The important part is you have one more level of indirection before you figure out the layout of the message.

mixmastamyk · on Jan 4, 2016

I'm a bit confused about all the doubt on such a common feature industry wide. No, it's not magic, it's a simple transformation, takes about 30 seconds to learn, and is becoming an industry standard among modern languages. See C#, Scala, JS, Swift, etc, not to mention bash and perl.

It also has little in common with i18n, the use cases differ too much. Perhaps in the future someone can figure out how to bring them together, but not today.

schmichael · on Jan 4, 2016

All of the languages you list have been criticized for adding too many language features.

Go and Rust are two notable new languages which require explicit formatting functions as opposed to relying on special string interpolation syntax.

pcwalton · on Jan 4, 2016

Well, Rust formatting is magical, unlike that of Go: it has to be because it has type-safe format strings, which can't be expressed in the normal language. But the magic is encapsulated into a macro, so the complexity doesn't leak into the language per se. Someone could write a similar string interpolation macro and replicate Python's feature without modifying the compiler if they wanted--though the fact that nobody has so far indicates to me that it probably isn't needed, as the {} syntax is awfully lightweight already.
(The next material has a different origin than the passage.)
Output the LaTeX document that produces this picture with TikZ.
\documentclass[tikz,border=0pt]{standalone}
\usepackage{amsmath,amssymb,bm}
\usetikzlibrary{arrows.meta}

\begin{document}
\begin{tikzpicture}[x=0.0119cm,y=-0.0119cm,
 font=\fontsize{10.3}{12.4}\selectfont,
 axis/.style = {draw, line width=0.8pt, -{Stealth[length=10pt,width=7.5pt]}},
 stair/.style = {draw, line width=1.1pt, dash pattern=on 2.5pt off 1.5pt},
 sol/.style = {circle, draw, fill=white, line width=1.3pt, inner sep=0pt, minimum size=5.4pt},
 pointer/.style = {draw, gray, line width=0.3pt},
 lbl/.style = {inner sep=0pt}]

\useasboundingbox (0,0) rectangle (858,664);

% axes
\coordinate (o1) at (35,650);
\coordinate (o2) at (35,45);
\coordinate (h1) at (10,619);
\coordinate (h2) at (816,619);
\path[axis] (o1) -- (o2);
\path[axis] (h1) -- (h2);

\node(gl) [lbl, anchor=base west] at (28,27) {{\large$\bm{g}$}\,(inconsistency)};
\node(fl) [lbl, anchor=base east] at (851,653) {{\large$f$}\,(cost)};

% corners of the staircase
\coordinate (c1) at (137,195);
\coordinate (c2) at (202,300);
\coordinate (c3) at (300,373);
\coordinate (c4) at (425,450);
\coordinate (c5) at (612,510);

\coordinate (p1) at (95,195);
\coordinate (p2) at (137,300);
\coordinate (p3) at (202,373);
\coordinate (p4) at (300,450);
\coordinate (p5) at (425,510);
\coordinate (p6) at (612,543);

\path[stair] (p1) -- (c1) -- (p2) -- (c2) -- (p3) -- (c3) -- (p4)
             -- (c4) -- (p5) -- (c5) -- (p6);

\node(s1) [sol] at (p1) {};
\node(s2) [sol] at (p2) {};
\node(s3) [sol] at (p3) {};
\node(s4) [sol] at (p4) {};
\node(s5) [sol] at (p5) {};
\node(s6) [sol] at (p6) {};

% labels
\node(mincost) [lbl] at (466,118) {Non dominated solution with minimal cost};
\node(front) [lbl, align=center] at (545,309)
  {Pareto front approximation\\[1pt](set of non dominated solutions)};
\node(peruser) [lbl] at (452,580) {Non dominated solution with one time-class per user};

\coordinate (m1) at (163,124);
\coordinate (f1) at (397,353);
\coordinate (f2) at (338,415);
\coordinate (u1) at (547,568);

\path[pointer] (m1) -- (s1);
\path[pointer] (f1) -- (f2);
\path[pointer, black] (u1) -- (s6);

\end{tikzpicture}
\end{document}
mixmastamyk · on Jan 4, 2016

Interpolation is one of the features I require in a rapid prototyping language, it is useful every single day and not esoteric.
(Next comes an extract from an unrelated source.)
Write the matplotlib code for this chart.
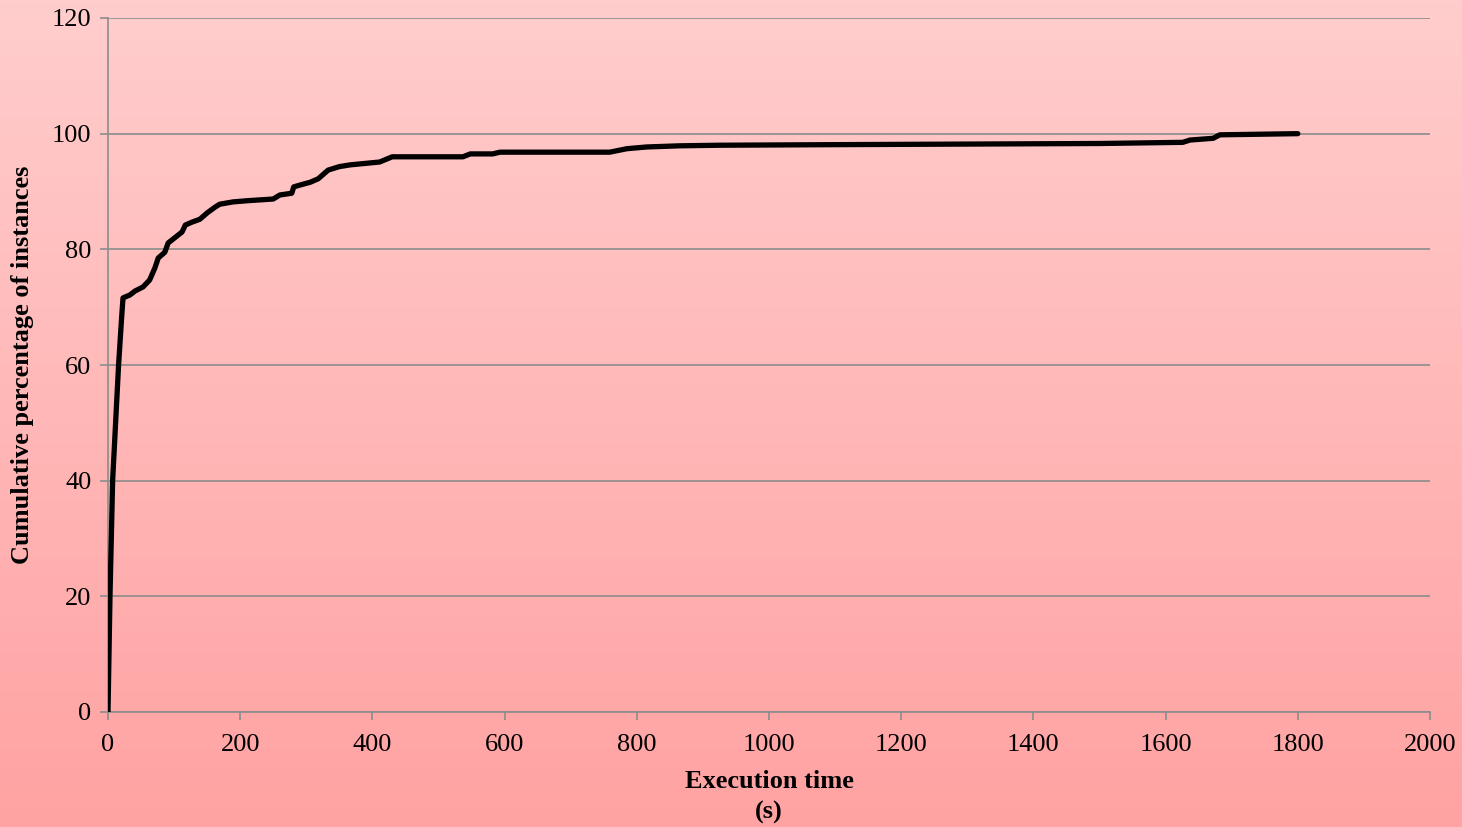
import numpy as np
import matplotlib
matplotlib.use("Agg")
import matplotlib.pyplot as plt
from matplotlib.colors import LinearSegmentedColormap

plt.rcParams['font.family'] = ['Liberation Serif', 'DejaVu Serif']

# Cumulative share of solved instances versus execution time
exec_time_s = [0, 3, 7, 16, 20.5, 22.7, 33, 41, 53, 63, 71, 76, 86, 91, 101,
               112, 117, 127, 139, 150, 162, 169, 189, 210, 250, 260, 278, 281,
               290, 306, 318, 333, 350, 366, 411, 430, 537, 548, 582, 593, 759,
               785, 815, 865, 926, 1100, 1300, 1500, 1626, 1637, 1672, 1682, 1800]
cum_pct = [0, 20, 40, 60, 68, 71.6, 72.1, 72.8, 73.5, 74.7, 76.8, 78.5, 79.5,
           81.1, 82.0, 83.0, 84.2, 84.7, 85.2, 86.3, 87.3, 87.8, 88.2, 88.4,
           88.7, 89.4, 89.7, 90.8, 91.1, 91.6, 92.2, 93.7, 94.3, 94.6, 95.1,
           96.0, 96.0, 96.5, 96.5, 96.8, 96.8, 97.4, 97.7, 97.9, 98.0, 98.1,
           98.2, 98.3, 98.5, 98.9, 99.2, 99.8, 100]

x_ticks = [0, 200, 400, 600, 800, 1000, 1200, 1400, 1600, 1800, 2000]
y_ticks = [0, 20, 40, 60, 80, 100, 120]

fig = plt.figure(figsize=(14.62, 8.27), dpi=100)

# vertical pink gradient behind everything
bg = fig.add_axes([0, 0, 1, 1], zorder=-10)
cmap = LinearSegmentedColormap.from_list("pink", ["#FFCDCD", "#FFA2A2"])
grad = np.linspace(0, 1, 256).reshape(-1, 1)
bg.imshow(grad, aspect="auto", cmap=cmap, extent=[0, 1, 0, 1], origin="upper")
bg.set_axis_off()

ax = fig.add_axes([108 / 1462, 1 - 712 / 827, (1430 - 108) / 1462, (712 - 18) / 827])
ax.set_facecolor("none")

ax.plot(exec_time_s, cum_pct, color="black", lw=3.8, solid_joinstyle="round",
        solid_capstyle="round", zorder=3)

ax.set_xlim(0, 2000)
ax.set_ylim(0, 120)
ax.set_xticks(x_ticks)
ax.set_yticks(y_ticks)
ax.grid(axis="y", color="#8C8C8C", lw=1.2)
ax.set_axisbelow(True)

for side in ("top", "right"):
    ax.spines[side].set_visible(False)
for side in ("left", "bottom"):
    ax.spines[side].set_color("#8C8C8C")
    ax.spines[side].set_linewidth(1.2)

ax.tick_params(axis="both", colors="#8C8C8C", length=6, width=1.2,
               labelcolor="black", labelsize=19)
ax.tick_params(axis="x", pad=10)
ax.tick_params(axis="y", pad=6)

ax.set_xlabel("Execution time\n(s)", fontsize=19, fontweight="bold",
              linespacing=1.45)
ax.xaxis.set_label_coords(0.5, -0.083)
ax.set_ylabel("Cumulative percentage of instances", fontsize=19,
              fontweight="bold")
ax.yaxis.set_label_coords(-0.056, 0.5)

fig.savefig("out.png", dpi=100)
schmichael · on Jan 4, 2016

Python was and still is to some diminishing degree influenced by C, C++, and Java - none of which have language syntax for interpolating strings based on variables in scope.
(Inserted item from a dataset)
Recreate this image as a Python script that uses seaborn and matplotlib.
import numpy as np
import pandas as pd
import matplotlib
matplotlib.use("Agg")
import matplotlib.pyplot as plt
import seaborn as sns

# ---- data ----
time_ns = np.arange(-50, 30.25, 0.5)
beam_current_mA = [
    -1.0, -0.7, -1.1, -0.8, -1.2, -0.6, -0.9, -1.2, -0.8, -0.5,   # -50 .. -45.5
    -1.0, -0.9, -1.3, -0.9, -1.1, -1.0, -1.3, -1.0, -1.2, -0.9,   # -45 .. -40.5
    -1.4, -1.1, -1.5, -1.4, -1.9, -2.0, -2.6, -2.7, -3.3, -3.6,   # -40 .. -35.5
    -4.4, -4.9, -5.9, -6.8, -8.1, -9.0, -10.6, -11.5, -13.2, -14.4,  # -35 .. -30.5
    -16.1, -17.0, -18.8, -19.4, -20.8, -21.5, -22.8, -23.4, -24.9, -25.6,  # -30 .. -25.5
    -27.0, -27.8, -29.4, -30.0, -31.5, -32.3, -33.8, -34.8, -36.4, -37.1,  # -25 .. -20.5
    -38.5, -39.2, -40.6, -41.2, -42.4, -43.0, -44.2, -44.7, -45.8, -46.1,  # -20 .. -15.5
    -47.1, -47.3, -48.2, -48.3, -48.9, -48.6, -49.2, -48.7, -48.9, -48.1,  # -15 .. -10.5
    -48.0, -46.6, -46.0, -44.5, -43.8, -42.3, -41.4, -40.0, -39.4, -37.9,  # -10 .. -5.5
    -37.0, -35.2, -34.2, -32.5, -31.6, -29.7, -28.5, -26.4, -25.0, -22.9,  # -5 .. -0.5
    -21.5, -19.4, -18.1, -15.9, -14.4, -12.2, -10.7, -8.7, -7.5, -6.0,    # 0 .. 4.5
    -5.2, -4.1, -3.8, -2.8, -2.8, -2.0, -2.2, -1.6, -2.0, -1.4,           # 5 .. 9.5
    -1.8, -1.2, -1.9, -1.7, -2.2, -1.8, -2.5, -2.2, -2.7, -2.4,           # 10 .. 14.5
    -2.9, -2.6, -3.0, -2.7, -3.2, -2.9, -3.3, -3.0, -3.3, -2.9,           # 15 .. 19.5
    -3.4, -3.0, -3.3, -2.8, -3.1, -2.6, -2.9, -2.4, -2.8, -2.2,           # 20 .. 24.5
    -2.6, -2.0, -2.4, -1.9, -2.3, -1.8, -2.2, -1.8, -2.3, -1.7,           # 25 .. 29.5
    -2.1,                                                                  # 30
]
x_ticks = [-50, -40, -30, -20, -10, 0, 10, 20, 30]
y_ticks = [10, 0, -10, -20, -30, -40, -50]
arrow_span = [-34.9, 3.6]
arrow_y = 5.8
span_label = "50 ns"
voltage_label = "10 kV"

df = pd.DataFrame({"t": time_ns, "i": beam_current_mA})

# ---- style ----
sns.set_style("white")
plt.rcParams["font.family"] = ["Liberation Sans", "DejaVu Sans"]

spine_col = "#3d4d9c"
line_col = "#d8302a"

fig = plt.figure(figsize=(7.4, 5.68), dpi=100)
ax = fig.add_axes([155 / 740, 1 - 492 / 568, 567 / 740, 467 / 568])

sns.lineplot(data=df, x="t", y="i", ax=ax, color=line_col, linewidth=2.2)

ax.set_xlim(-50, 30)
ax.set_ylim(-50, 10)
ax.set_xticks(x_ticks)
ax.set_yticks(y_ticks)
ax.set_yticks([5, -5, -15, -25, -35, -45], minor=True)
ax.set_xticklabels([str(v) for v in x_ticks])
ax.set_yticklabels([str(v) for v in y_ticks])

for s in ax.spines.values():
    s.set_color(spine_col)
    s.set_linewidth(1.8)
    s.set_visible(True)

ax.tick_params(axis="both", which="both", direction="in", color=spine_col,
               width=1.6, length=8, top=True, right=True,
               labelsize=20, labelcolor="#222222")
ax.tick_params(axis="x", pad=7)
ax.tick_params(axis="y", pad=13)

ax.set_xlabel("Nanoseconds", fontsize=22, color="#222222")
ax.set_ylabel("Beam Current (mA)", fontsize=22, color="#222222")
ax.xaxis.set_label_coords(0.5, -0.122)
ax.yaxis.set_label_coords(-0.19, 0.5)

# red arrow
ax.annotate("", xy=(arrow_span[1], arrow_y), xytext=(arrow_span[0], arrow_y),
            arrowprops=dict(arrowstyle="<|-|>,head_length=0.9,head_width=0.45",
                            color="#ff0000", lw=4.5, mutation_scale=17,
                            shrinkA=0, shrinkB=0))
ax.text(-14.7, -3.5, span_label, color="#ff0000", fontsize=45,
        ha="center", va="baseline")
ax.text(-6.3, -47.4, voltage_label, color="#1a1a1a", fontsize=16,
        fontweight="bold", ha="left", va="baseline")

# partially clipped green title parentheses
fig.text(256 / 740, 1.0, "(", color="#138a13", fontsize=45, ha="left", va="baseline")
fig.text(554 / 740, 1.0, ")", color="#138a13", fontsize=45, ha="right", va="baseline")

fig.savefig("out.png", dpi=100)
icebraining · on Jan 4, 2016

I wouldn't say it was influenced by Java, seeing as all the core syntax (functions, classes, modules, etc) was already present when Java was first released publicly. The stuff added later doesn't come from it either (list comprehensions, generators, etc).

mixmastamyk · on Jan 4, 2016

Yes, though it has more in common with Perl and Ruby, which do.

mixmastamyk · on Jan 4, 2016

From another post:

    "{a} {b} {a}".format(a=a, b=b)
    "{a} {b} {a}".format(**locals())

Compared to this:

    f"{a} {b} {a}"

Sorry that's about 1000% better. This should have been the one way to do it, originally. It isn't magic either, rather a simple compile-time transformation to existing format syntax. There's nothing new to remember besides a large reduction in noise.

schmichael · on Jan 4, 2016

I'm in the "wish it was more explicit" camp. Would a fmt function be that terrible?

    fmt("{a} {b} {c}", a=a, b=b, c=c)

If you want to save typing, maybe use :a instead of {a}. Or ?a would have made plain old ? a nice positional variant:

    fmt("?a ? ?", a=a, b, c)

The main benefit of the fmt function is that it requires no syntax changes to the language and is trivially provided by a third party library for all past versions of Python.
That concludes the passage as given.